- Given problem -
Exactly reproduce the lines that run from the one containing "Give me the TikZ source for this diagram." through the one containing "(0,0) rectangle (1170,426);", ends included, with no pictures.

- Raw records -
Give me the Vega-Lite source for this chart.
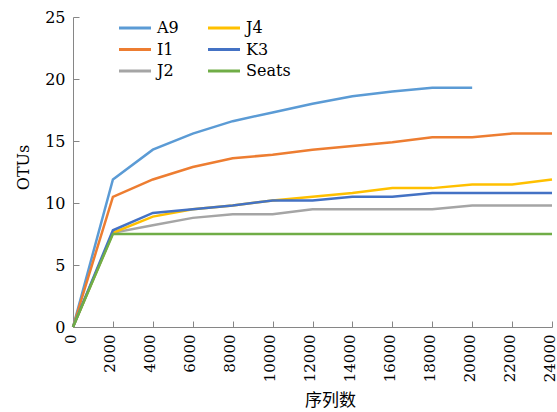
{
  "$schema": "https://vega.github.io/schema/vega-lite/v6.json",
  "width": 479,
  "height": 310,
  "autosize": "none",
  "padding": {"left": 73, "top": 17, "right": 5, "bottom": 85},
  "background": "white",
  "config": {
    "view": {"stroke": null},
    "font": "DejaVu Serif",
    "axis": {"grid": false, "domainColor": "#868686", "tickColor": "#868686", "labelColor": "black", "titleColor": "black", "titleFontWeight": "normal", "labelFont": "DejaVu Serif", "titleFont": "DejaVu Serif"},
    "legend": {"labelColor": "black", "labelFont": "DejaVu Serif"}
  },
  "data": {"values": [
    {"x": 0, "s": "A9", "v": 0}, {"x": 2000, "s": "A9", "v": 11.9}, {"x": 4000, "s": "A9", "v": 14.3}, {"x": 6000, "s": "A9", "v": 15.6}, {"x": 8000, "s": "A9", "v": 16.6}, {"x": 10000, "s": "A9", "v": 17.3}, {"x": 12000, "s": "A9", "v": 18.0}, {"x": 14000, "s": "A9", "v": 18.6}, {"x": 16000, "s": "A9", "v": 19.0}, {"x": 18000, "s": "A9", "v": 19.3}, {"x": 20000, "s": "A9", "v": 19.3},
    {"x": 0, "s": "I1", "v": 0}, {"x": 2000, "s": "I1", "v": 10.5}, {"x": 4000, "s": "I1", "v": 11.9}, {"x": 6000, "s": "I1", "v": 12.9}, {"x": 8000, "s": "I1", "v": 13.6}, {"x": 10000, "s": "I1", "v": 13.9}, {"x": 12000, "s": "I1", "v": 14.3}, {"x": 14000, "s": "I1", "v": 14.6}, {"x": 16000, "s": "I1", "v": 14.9}, {"x": 18000, "s": "I1", "v": 15.3}, {"x": 20000, "s": "I1", "v": 15.3}, {"x": 22000, "s": "I1", "v": 15.6}, {"x": 24000, "s": "I1", "v": 15.6},
    {"x": 0, "s": "J2", "v": 0}, {"x": 2000, "s": "J2", "v": 7.6}, {"x": 4000, "s": "J2", "v": 8.2}, {"x": 6000, "s": "J2", "v": 8.8}, {"x": 8000, "s": "J2", "v": 9.1}, {"x": 10000, "s": "J2", "v": 9.1}, {"x": 12000, "s": "J2", "v": 9.5}, {"x": 14000, "s": "J2", "v": 9.5}, {"x": 16000, "s": "J2", "v": 9.5}, {"x": 18000, "s": "J2", "v": 9.5}, {"x": 20000, "s": "J2", "v": 9.8}, {"x": 22000, "s": "J2", "v": 9.8}, {"x": 24000, "s": "J2", "v": 9.8},
    {"x": 0, "s": "J4", "v": 0}, {"x": 2000, "s": "J4", "v": 7.6}, {"x": 4000, "s": "J4", "v": 8.9}, {"x": 6000, "s": "J4", "v": 9.5}, {"x": 8000, "s": "J4", "v": 9.8}, {"x": 10000, "s": "J4", "v": 10.2}, {"x": 12000, "s": "J4", "v": 10.5}, {"x": 14000, "s": "J4", "v": 10.8}, {"x": 16000, "s": "J4", "v": 11.2}, {"x": 18000, "s": "J4", "v": 11.2}, {"x": 20000, "s": "J4", "v": 11.5}, {"x": 22000, "s": "J4", "v": 11.5}, {"x": 24000, "s": "J4", "v": 11.9},
    {"x": 0, "s": "K3", "v": 0}, {"x": 2000, "s": "K3", "v": 7.8}, {"x": 4000, "s": "K3", "v": 9.2}, {"x": 6000, "s": "K3", "v": 9.5}, {"x": 8000, "s": "K3", "v": 9.8}, {"x": 10000, "s": "K3", "v": 10.2}, {"x": 12000, "s": "K3", "v": 10.2}, {"x": 14000, "s": "K3", "v": 10.5}, {"x": 16000, "s": "K3", "v": 10.5}, {"x": 18000, "s": "K3", "v": 10.8}, {"x": 20000, "s": "K3", "v": 10.8}, {"x": 22000, "s": "K3", "v": 10.8}, {"x": 24000, "s": "K3", "v": 10.8},
    {"x": 0, "s": "Seats", "v": 0}, {"x": 2000, "s": "Seats", "v": 7.5}, {"x": 4000, "s": "Seats", "v": 7.5}, {"x": 6000, "s": "Seats", "v": 7.5}, {"x": 8000, "s": "Seats", "v": 7.5}, {"x": 10000, "s": "Seats", "v": 7.5}, {"x": 12000, "s": "Seats", "v": 7.5}, {"x": 14000, "s": "Seats", "v": 7.5}, {"x": 16000, "s": "Seats", "v": 7.5}, {"x": 18000, "s": "Seats", "v": 7.5}, {"x": 20000, "s": "Seats", "v": 7.5}, {"x": 22000, "s": "Seats", "v": 7.5}, {"x": 24000, "s": "Seats", "v": 7.5}
  ]},
  "mark": {"type": "line", "strokeWidth": 2.5},
  "encoding": {
    "x": {"field": "x", "type": "quantitative", "scale": {"domain": [0, 24000], "nice": false},
      "axis": {"title": "序列数", "titleFont": "Noto Sans CJK SC", "titleFontSize": 17, "titleX": 257, "titleY": 65, "titleBaseline": "top", "titleAnchor": null, "values": [0, 2000, 4000, 6000, 8000, 10000, 12000, 14000, 16000, 18000, 20000, 22000, 24000], "format": "d", "labelAngle": -90, "labelFont": "DejaVu Serif", "labelFontSize": 15, "labelOffset": -3, "tickSize": -6, "labelPadding": 13, "labelFlush": false, "labelOverlap": false}},
    "y": {"field": "v", "type": "quantitative", "scale": {"domain": [0, 25], "nice": false},
      "axis": {"title": "OTUs", "titleFont": "DejaVu Serif", "titleFontSize": 16, "titleX": -42, "titleY": 150, "labelFont": "DejaVu Serif", "labelFontSize": 16, "values": [0, 5, 10, 15, 20, 25], "tickSize": -6, "labelPadding": 14, "labelFlush": false, "labelOverlap": false}},
    "color": {"field": "s", "type": "nominal",
      "scale": {"domain": ["A9", "I1", "J2", "J4", "K3", "Seats"], "range": ["#5B9BD5", "#ED7D31", "#A5A5A5", "#FFC000", "#4472C4", "#70AD47"]},
      "legend": {"title": null, "orient": "none", "legendX": 44, "legendY": 3, "columns": 2, "columnPadding": 23, "rowPadding": 5.5, "labelFontSize": 16, "symbolType": "M-1.2,0H5.2", "symbolSize": 100, "symbolStrokeWidth": 3, "labelOffset": 24, "padding": 0}}
  }
}
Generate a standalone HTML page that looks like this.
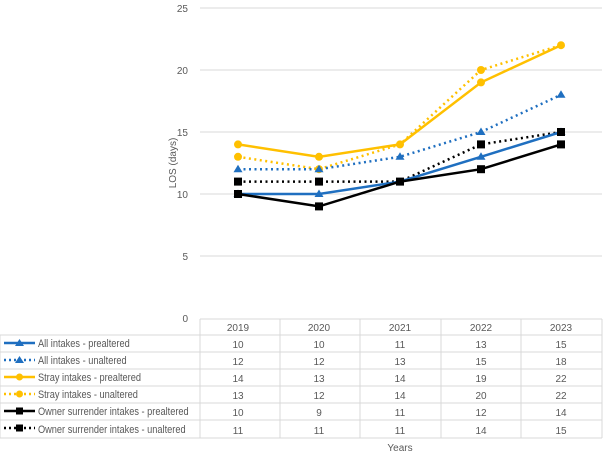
<!DOCTYPE html>
<html><head><style>
body{margin:0;background:#fff;width:603px;height:452px;overflow:hidden;font-family:"Liberation Sans",sans-serif}
</style></head><body>
<svg width="603" height="452" xmlns="http://www.w3.org/2000/svg" font-family="Liberation Sans, sans-serif" font-size="10" fill="#595959">
<g stroke="#d9d9d9" stroke-width="1">
<line x1="200" y1="8" x2="602" y2="8"/><line x1="200" y1="70" x2="602" y2="70"/>
<line x1="200" y1="132" x2="602" y2="132"/><line x1="200" y1="194" x2="602" y2="194"/>
<line x1="200" y1="256" x2="602" y2="256"/>
</g>
<g text-anchor="end" fill="#595959">
<text x="188" y="12">25</text><text x="188" y="74">20</text><text x="188" y="136">15</text>
<text x="188" y="198">10</text><text x="188" y="260">5</text><text x="188" y="322">0</text>
</g>
<text transform="translate(176,163) rotate(-90)" text-anchor="middle">LOS (days)</text>
<g stroke="#d9d9d9" stroke-width="1" fill="none">
<line x1="200" y1="319" x2="602" y2="319"/>
<line x1="0" y1="335" x2="602" y2="335"/><line x1="0" y1="352" x2="602" y2="352"/>
<line x1="0" y1="369" x2="602" y2="369"/><line x1="0" y1="386" x2="602" y2="386"/>
<line x1="0" y1="403" x2="602" y2="403"/><line x1="0" y1="420" x2="602" y2="420"/>
<line x1="0" y1="438" x2="602" y2="438"/>
<line x1="0" y1="335" x2="0" y2="438"/>
<line x1="200" y1="319" x2="200" y2="438"/><line x1="280" y1="319" x2="280" y2="438"/>
<line x1="360" y1="319" x2="360" y2="438"/><line x1="441" y1="319" x2="441" y2="438"/>
<line x1="521" y1="319" x2="521" y2="438"/><line x1="602" y1="319" x2="602" y2="438"/>
</g>
<g text-anchor="middle">
<text x="238" y="331">2019</text><text x="319" y="331">2020</text><text x="400" y="331">2021</text><text x="481" y="331">2022</text><text x="561" y="331">2023</text>
<text x="238" y="348">10</text><text x="319" y="348">10</text><text x="400" y="348">11</text><text x="481" y="348">13</text><text x="561" y="348">15</text>
<text x="238" y="365">12</text><text x="319" y="365">12</text><text x="400" y="365">13</text><text x="481" y="365">15</text><text x="561" y="365">18</text>
<text x="238" y="382">14</text><text x="319" y="382">13</text><text x="400" y="382">14</text><text x="481" y="382">19</text><text x="561" y="382">22</text>
<text x="238" y="399">13</text><text x="319" y="399">12</text><text x="400" y="399">14</text><text x="481" y="399">20</text><text x="561" y="399">22</text>
<text x="238" y="416">10</text><text x="319" y="416">9</text><text x="400" y="416">11</text><text x="481" y="416">12</text><text x="561" y="416">14</text>
<text x="238" y="434">11</text><text x="319" y="434">11</text><text x="400" y="434">11</text><text x="481" y="434">14</text><text x="561" y="434">15</text>
<text x="400" y="451">Years</text>
</g>
<g transform="scale(0.84,1)" font-size="11">
<text x="45.2" y="347">All intakes - prealtered</text>
<text x="45.2" y="364">All intakes - unaltered</text>
<text x="45.2" y="381">Stray intakes - prealtered</text>
<text x="45.2" y="398">Stray intakes - unaltered</text>
<text x="45.2" y="415">Owner surrender intakes - prealtered</text>
<text x="45.2" y="433">Owner surrender intakes - unaltered</text>
</g>
<line x1="4" y1="343" x2="35" y2="343" stroke="#1f6fc0" stroke-width="2.5"/><polygon points="19.5,339 24,346 15,346" fill="#1f6fc0"/>
<line x1="4" y1="360" x2="35" y2="360" stroke="#1f6fc0" stroke-width="2.5" stroke-dasharray="2,3"/><polygon points="19.5,356 24,363 15,363" fill="#1f6fc0"/>
<line x1="4" y1="377" x2="35" y2="377" stroke="#ffc000" stroke-width="2.5"/><circle cx="19.5" cy="377" r="3.5" fill="#ffc000"/>
<line x1="4" y1="394" x2="35" y2="394" stroke="#ffc000" stroke-width="2.5" stroke-dasharray="2,3"/><circle cx="19.5" cy="394" r="3.5" fill="#ffc000"/>
<line x1="4" y1="411" x2="35" y2="411" stroke="#000" stroke-width="2.5"/><rect x="16" y="407.5" width="7" height="7" fill="#000"/>
<line x1="4" y1="428" x2="35" y2="428" stroke="#000" stroke-width="2.5" stroke-dasharray="2,3"/><rect x="16" y="424.5" width="7" height="7" fill="#000"/>
<g fill="none" stroke-width="2.5">
<polyline stroke="#ffc000" points="238,144.4 319,156.8 400,144.4 481,82.4 561,45.2"/>
<polyline stroke="#ffc000" stroke-dasharray="2,3.5" points="238,156.8 319,169.2 400,144.4 481,70 561,45.2"/>
<polyline stroke="#1f6fc0" stroke-dasharray="2,3.5" points="238,169.2 319,169.2 400,156.8 481,132 561,94.8"/>
<polyline stroke="#000" stroke-dasharray="2,3.5" points="238,181.6 319,181.6 400,181.6 481,144.4 561,132"/>
<polyline stroke="#1f6fc0" points="238,194 319,194 400,181.6 481,156.8 561,132"/>
<polyline stroke="#000" points="238,194 319,206.4 400,181.6 481,169.2 561,144.4"/>
</g>
<g fill="#ffc000">
<circle cx="238" cy="144.4" r="4"/><circle cx="319" cy="156.8" r="4"/><circle cx="400" cy="144.4" r="4"/><circle cx="481" cy="82.4" r="4"/><circle cx="561" cy="45.2" r="4"/>
<circle cx="238" cy="156.8" r="4"/><circle cx="319" cy="169.2" r="4"/><circle cx="481" cy="70" r="4"/>
</g>
<g fill="#1f6fc0">
<polygon points="238,164.7 242.5,172.2 233.5,172.2"/><polygon points="319,164.7 323.5,172.2 314.5,172.2"/><polygon points="400,152.3 404.5,159.8 395.5,159.8"/><polygon points="481,127.5 485.5,135 476.5,135"/><polygon points="561,90.3 565.5,97.8 556.5,97.8"/>
<polygon points="238,189.5 242.5,197 233.5,197"/><polygon points="319,189.5 323.5,197 314.5,197"/><polygon points="481,152.3 485.5,159.8 476.5,159.8"/><polygon points="561,127.5 565.5,135 556.5,135"/>
</g>
<g fill="#000">
<rect x="234" y="177.6" width="8" height="8"/><rect x="315" y="177.6" width="8" height="8"/><rect x="396" y="177.6" width="8" height="8"/><rect x="477" y="140.4" width="8" height="8"/><rect x="557" y="128" width="8" height="8"/>
<rect x="234" y="190" width="8" height="8"/><rect x="315" y="202.4" width="8" height="8"/><rect x="477" y="165.2" width="8" height="8"/><rect x="557" y="140.4" width="8" height="8"/>
</g>
</svg>
</body></html>
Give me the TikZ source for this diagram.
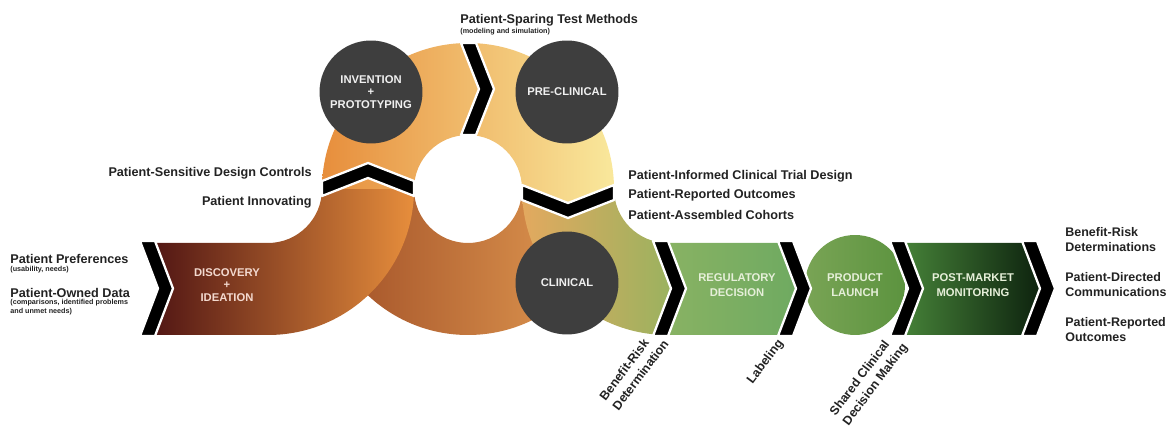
\documentclass[tikz,border=0pt]{standalone}
\usepackage{fontspec}
\setmainfont{Liberation Sans}
\usepackage{tikz}
\usetikzlibrary{calc,shapes}

\definecolor{discA}{HTML}{4A1012}
\definecolor{discB}{HTML}{C46A30}
\definecolor{discC}{HTML}{E78E3C}
\definecolor{lobeL}{HTML}{A04E26}
\definecolor{lobeR}{HTML}{E6A055}
\definecolor{paleY}{HTML}{F9E89C}
\definecolor{clinA}{HTML}{E3A95F}
\definecolor{clinB}{HTML}{C4B667}
\definecolor{clinC}{HTML}{93B35F}
\definecolor{regL}{HTML}{8BB363}
\definecolor{regR}{HTML}{6CA961}
\definecolor{plL}{HTML}{79A455}
\definecolor{plR}{HTML}{5C933F}
\definecolor{pmL}{HTML}{4B8B3C}
\definecolor{pmM}{HTML}{1E5426}
\definecolor{pmR}{HTML}{07180A}
\definecolor{stagegray}{HTML}{3E3E3E}
\definecolor{ink}{HTML}{222222}
\definecolor{pinkw}{HTML}{F3D9CF}
\definecolor{greenw}{HTML}{E6EFD9}

\begin{document}
\begin{tikzpicture}[x=0.02cm, y=0.02cm,
  chev/.style={fill=black, draw=white, line width=1.3pt, line join=round},
  stage/.style={circle, fill=stagegray, text=white!94!black, inner sep=0pt, minimum size=2.06cm, align=center, font=\bfseries\fontsize{6.4}{7.1}\selectfont},
  inband/.style={align=center, inner sep=0pt, font=\bfseries\fontsize{6.4}{8.5}\selectfont},
  ptxt/.style={inner sep=0pt, text=ink, font=\bfseries\fontsize{7.2}{8.6}\selectfont},
  subtxt/.style={inner sep=0pt, text=ink, align=left, font=\bfseries\fontsize{4.1}{5.1}\selectfont},
  outc/.style={inner sep=0pt, text=ink, align=left, font=\bfseries\fontsize{7.1}{8.5}\selectfont},
  tilt/.style={inner sep=0pt, text=ink, align=left, rotate=53, anchor=north west, font=\bfseries\fontsize{7.1}{9.2}\selectfont}]

  \useasboundingbox (0,0) rectangle (1170,426);

  % lower half of the loop
  \shade [left color=lobeL, right color=lobeR] (322,237) arc [start angle=180, end angle=360, radius=146] -- (522,237) arc [start angle=0, end angle=-180, radius=54] -- cycle;
  % discovery band bending up
  \shade [left color=discA, middle color=discB, right color=discC] (140,183) -- (158,137.5) -- (140,91) -- (268,91) arc [start angle=-90, end angle=0, radius=146] -- (322,237) arc [start angle=0, end angle=-90, radius=54] -- cycle;
  % coming down to the clinical stage
  \shade [left color=clinA, middle color=clinB, right color=clinC] (522,237) -- (614,237) arc [start angle=180, end angle=270, radius=54] -- (686,137.5) -- (668,91) arc [start angle=270, end angle=180, radius=146] -- cycle;
  % top of the loop
  \shade [left color=discC, right color=paleY] (322,237) arc [start angle=180, end angle=0, radius=146] -- (568,219) -- (522,237) arc [start angle=0, end angle=180, radius=54] -- cycle;
  \shade [left color=regL, right color=regR] (653,183) -- (793,183) -- (811,137.5) -- (793,91) -- (653,91) -- (671,137.5) -- cycle;
  \shade [left color=pmL, middle color=pmM, right color=pmR] (890,183) -- (1037,183) -- (1055,137.5) -- (1037,91) -- (890,91) -- (908,137.5) -- cycle;
  \node [circle, minimum size=2cm, inner sep=0pt, left color=plL, right color=plR, text=greenw, align=center, font=\bfseries\fontsize{6.4}{8.5}\selectfont] (launch) at (855,141) {PRODUCT\\LAUNCH};

  % chevrons
  \foreach \cx in {140,653,778,890,1022}
    \draw [chev] (\cx,185) -- ++(15,0) -- ++(18,-47.5) -- ++(-18,-47.5) -- ++(-15,0) -- ++(18,47.5) -- cycle;
  \foreach \ang/\off in {180/0,90/0,0/3}
    \draw [chev, shift={(468,237)}, rotate=\ang-90] (\off-7,146) -- ++(15,0) -- ++(18,-46) -- ++(-18,-46) -- ++(-15,0) -- ++(18,46) -- cycle;

  \node [stage] (invent) at (371,334) {INVENTION\\+\\PROTOTYPING};
  \node [stage] (precl) at (567,334) {PRE-CLINICAL};
  \node [stage] (clin) at (567,143) {CLINICAL};

  \node [inband, text=pinkw, font=\bfseries\fontsize{6.4}{7.1}\selectfont] (disc) at (227,141) {DISCOVERY\\+\\IDEATION};
  \node [inband, text=greenw] (reg) at (737,141) {REGULATORY\\DECISION};
  \node [inband, text=greenw] (post) at (973,141) {POST-MARKET\\MONITORING};

  \node [ptxt, anchor=west] (pref) at (10,167) {Patient Preferences};
  \node [subtxt, anchor=west] (prefn) at (10,156) {(usability, needs)};
  \node [ptxt, anchor=west] (owned) at (10,133) {Patient-Owned Data};
  \node [subtxt, anchor=west] (ownedn) at (10,118.5) {(comparisons, identified problems\\and unmet needs)};

  \node [ptxt, anchor=east] (design) at (312,253) {Patient-Sensitive Design Controls};
  \node [ptxt, anchor=east] (innov) at (312,224) {Patient Innovating};
  \node [ptxt, anchor=west] (spare) at (460,406) {Patient-Sparing Test Methods};
  \node [subtxt, anchor=west] (sparen) at (460,394) {(modeling and simulation)};
  \node [ptxt, anchor=west] (trial) at (628,250) {Patient-Informed Clinical Trial Design};
  \node [ptxt, anchor=west] (pro) at (628,231) {Patient-Reported Outcomes};
  \node [ptxt, anchor=west] (cohort) at (628,211) {Patient-Assembled Cohorts};

  \node [outc, anchor=west] (brd) at (1065,186.5) {Benefit-Risk\\Determinations};
  \node [outc, anchor=west] (pdc) at (1065,141) {Patient-Directed\\Communications};
  \node [outc, anchor=west] (outcm) at (1065,96) {Patient-Reported\\Outcomes};

  \node [tilt] (brdet) at (598,30) {Benefit-Risk\\Determination};
  \node [tilt] (label) at (745,47) {Labeling};
  \node [tilt] (shared) at (828,15) {Shared Clinical\\Decision Making};

\end{tikzpicture}
\end{document}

- Solution -
Give me the TikZ source for this diagram.
\documentclass[tikz,border=0pt]{standalone}
\usepackage{fontspec}
\setmainfont{Liberation Sans}
\usepackage{tikz}
\usetikzlibrary{calc,shapes}

\definecolor{discA}{HTML}{4A1012}
\definecolor{discB}{HTML}{C46A30}
\definecolor{discC}{HTML}{E78E3C}
\definecolor{lobeL}{HTML}{A04E26}
\definecolor{lobeR}{HTML}{E6A055}
\definecolor{paleY}{HTML}{F9E89C}
\definecolor{clinA}{HTML}{E3A95F}
\definecolor{clinB}{HTML}{C4B667}
\definecolor{clinC}{HTML}{93B35F}
\definecolor{regL}{HTML}{8BB363}
\definecolor{regR}{HTML}{6CA961}
\definecolor{plL}{HTML}{79A455}
\definecolor{plR}{HTML}{5C933F}
\definecolor{pmL}{HTML}{4B8B3C}
\definecolor{pmM}{HTML}{1E5426}
\definecolor{pmR}{HTML}{07180A}
\definecolor{stagegray}{HTML}{3E3E3E}
\definecolor{ink}{HTML}{222222}
\definecolor{pinkw}{HTML}{F3D9CF}
\definecolor{greenw}{HTML}{E6EFD9}

\begin{document}
\begin{tikzpicture}[x=0.02cm, y=0.02cm,
  chev/.style={fill=black, draw=white, line width=1.3pt, line join=round},
  stage/.style={circle, fill=stagegray, text=white!94!black, inner sep=0pt, minimum size=2.06cm, align=center, font=\bfseries\fontsize{6.4}{7.1}\selectfont},
  inband/.style={align=center, inner sep=0pt, font=\bfseries\fontsize{6.4}{8.5}\selectfont},
  ptxt/.style={inner sep=0pt, text=ink, font=\bfseries\fontsize{7.2}{8.6}\selectfont},
  subtxt/.style={inner sep=0pt, text=ink, align=left, font=\bfseries\fontsize{4.1}{5.1}\selectfont},
  outc/.style={inner sep=0pt, text=ink, align=left, font=\bfseries\fontsize{7.1}{8.5}\selectfont},
  tilt/.style={inner sep=0pt, text=ink, align=left, rotate=53, anchor=north west, font=\bfseries\fontsize{7.1}{9.2}\selectfont}]

  \useasboundingbox (0,0) rectangle (1170,426);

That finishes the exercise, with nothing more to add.